Todas estas manifestaciones no tienen que ver con la religión, sino con el poder. Lo que está surgiendo es la movilización de determinados elementos conservadores para retener el poder y ciertos privilegios en una sociedad que es laica y que cada vez se va secularizando más, y que, por tanto, si no ganan la calle, los medios de comunicación, la imagen de marca, el espectáculo, se arriesgan a perderlos. Perder privilegios que suponen 7.000 millones al año de financiación, mantener la religión católica en todas las escuelas durante 15 años de escolaridad, con profesorado religioso pagado por el Estado, la cruz y la biblia en los actas de toma de posesión de los ministros y otras autoridades públicas, la ofrenda anual al apóstol Santiago del jefe de Estado, etc., etc.

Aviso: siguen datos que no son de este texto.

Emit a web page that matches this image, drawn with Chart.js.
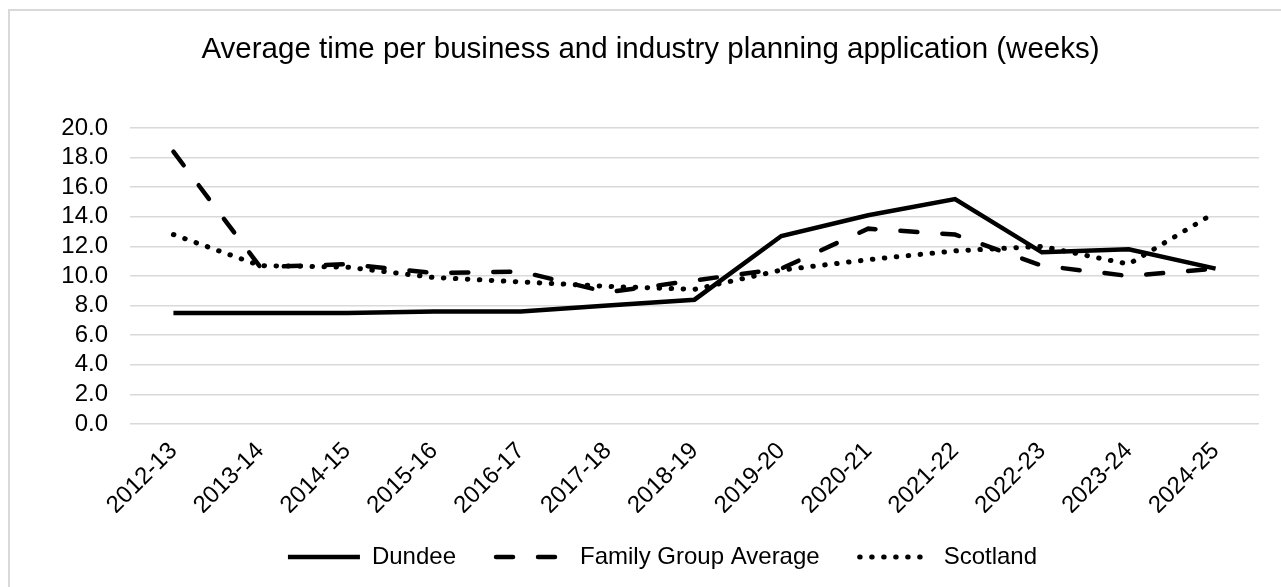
<!DOCTYPE html>
<html>
<head>
<meta charset="utf-8">
<title>Average time per business and industry planning application (weeks)</title>
<script src="https://cdn.jsdelivr.net/npm/chart.js@4.4.1/dist/chart.umd.min.js"></script>
<style>
  html, body { margin: 0; padding: 0; background: #fff; overflow: hidden; }
  .frame { position: absolute; left: 8px; top: 9px; width: 1300px; height: 620px; border: 2px solid #d9d9d9; }
  #chart { position: absolute; left: 0; top: 0; }
</style>
</head>
<body>
<div class="frame"></div>
<canvas id="chart" width="1281" height="587"></canvas>
<script>
// Financial years on the x axis
const years = ['2012-13', '2013-14', '2014-15', '2015-16', '2016-17', '2017-18', '2018-19',
               '2019-20', '2020-21', '2021-22', '2022-23', '2023-24', '2024-25'];

// Average weeks per application
const dundee      = [7.5, 7.5, 7.5, 7.6, 7.6, 8.0, 8.4, 12.7, 14.1, 15.2, 11.6, 11.8, 10.5];
const familyGroup = [18.4, 10.6, 10.8, 10.2, 10.3, 8.9, 9.7, 10.5, 13.2, 12.8, 10.7, 10.0, 10.5];
const scotland    = [12.8, 10.7, 10.6, 9.9, 9.6, 9.3, 9.1, 10.4, 11.1, 11.7, 12.0, 10.8, 14.3];

const yMin = 0;
const yMax = 20;
const yStep = 2;

const FONT = '"Liberation Sans", Arial, sans-serif';
Chart.defaults.font.family = FONT;
Chart.defaults.color = '#000';

const lineStyle = {
  borderColor: '#000',
  backgroundColor: '#000',
  borderWidth: 4.5,
  pointRadius: 0,
  pointHoverRadius: 0,
  tension: 0,
  fill: false
};

// legend entries pick up the dash pattern of their line
const defaultLabels = Chart.defaults.plugins.legend.labels.generateLabels;
function legendLabels(chart) {
  return defaultLabels(chart).map(item => {
    const ds = chart.data.datasets[item.datasetIndex];
    item.lineDash = ds.borderDash || [];
    item.lineCap = ds.borderCapStyle || 'butt';
    item.lineWidth = ds.borderWidth;
    item.strokeStyle = ds.borderColor;
    return item;
  });
}

// the wide item padding makes the legend box tall; pull the row up and nudge it right
const legendShift = {
  id: 'legendShift',
  afterLayout(chart) {
    const lg = chart.legend;
    lg.top -= 8;
    lg.bottom -= 8;
    lg.left += 12;
    lg.right += 12;
  }
};

new Chart(document.getElementById('chart'), {
  type: 'line',
  data: {
    labels: years,
    datasets: [
      { ...lineStyle, label: 'Dundee', data: dundee, borderCapStyle: 'butt' },
      { ...lineStyle, label: 'Family Group Average', data: familyGroup, borderDash: [17, 25], borderCapStyle: 'round' },
      { ...lineStyle, label: 'Scotland', data: scotland, borderWidth: 5, borderDash: [0.5, 11.5], borderCapStyle: 'round' }
    ]
  },
  plugins: [legendShift],
  options: {
    responsive: false,
    animation: false,
    devicePixelRatio: 1,
    layout: { padding: { left: 42, right: 22, top: 0, bottom: 0 } },
    plugins: {
      title: {
        display: true,
        text: 'Average time per business and industry planning application (weeks)',
        color: '#000',
        font: { size: 29.5, weight: 'normal' },
        padding: { top: 32, bottom: 60.6 }
      },
      legend: {
        position: 'bottom',
        labels: {
          usePointStyle: true,
          pointStyle: 'line',
          pointStyleWidth: 72,
          padding: 40,
          color: '#000',
          font: { size: 24 },
          generateLabels: legendLabels
        }
      },
      tooltip: { enabled: false }
    },
    scales: {
      x: {
        offset: true,
        grid: { display: false, drawTicks: false },
        border: { display: false },
        ticks: { autoSkip: false, minRotation: 45, maxRotation: 45, padding: 13, font: { size: 24 }, color: '#000' },
        afterFit(scale) { scale.height = 89; }
      },
      y: {
        min: yMin,
        max: yMax,
        grid: { color: '#d9d9d9', lineWidth: 1.5, drawTicks: false },
        border: { display: false },
        ticks: {
          stepSize: yStep,
          autoSkip: false,
          padding: 22,
          font: { size: 24 },
          color: '#000',
          callback: v => v.toFixed(1)
        },
        afterFit(scale) { scale.width = 88; }
      }
    }
  }
});
</script>
</body>
</html>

Claro que el Papa tiene el derecho de a visitar España. No es esa la cuestión. Sino que la comunidad católica debería hacer realidad el anuncio del Evangelio de Jesús desde la implicación en la realidad de la exclusión y el Papa tal vez tendría que ir a la frontera entre Israel y Palestina, con el fin de mediar para que los israelíes dejen de someter al pueblo palestino, o en Nigeria acogiendo y acompañando a esas mujeres explotadas y traficadas camino de la Europa rica y sexualmente enferma, o en Somalia y, además de llevar dinero, exigir a la comunidad internacional que se ponga fin a la muerte de tanta víctima inocente. Como dice José Luis Cortés, «se podrá ir a Cuatro Vientos para ver al papa, pero para encontrar a Jesús habrá que seguir yendo junto a los inmigrantes de Cuatro Caminos».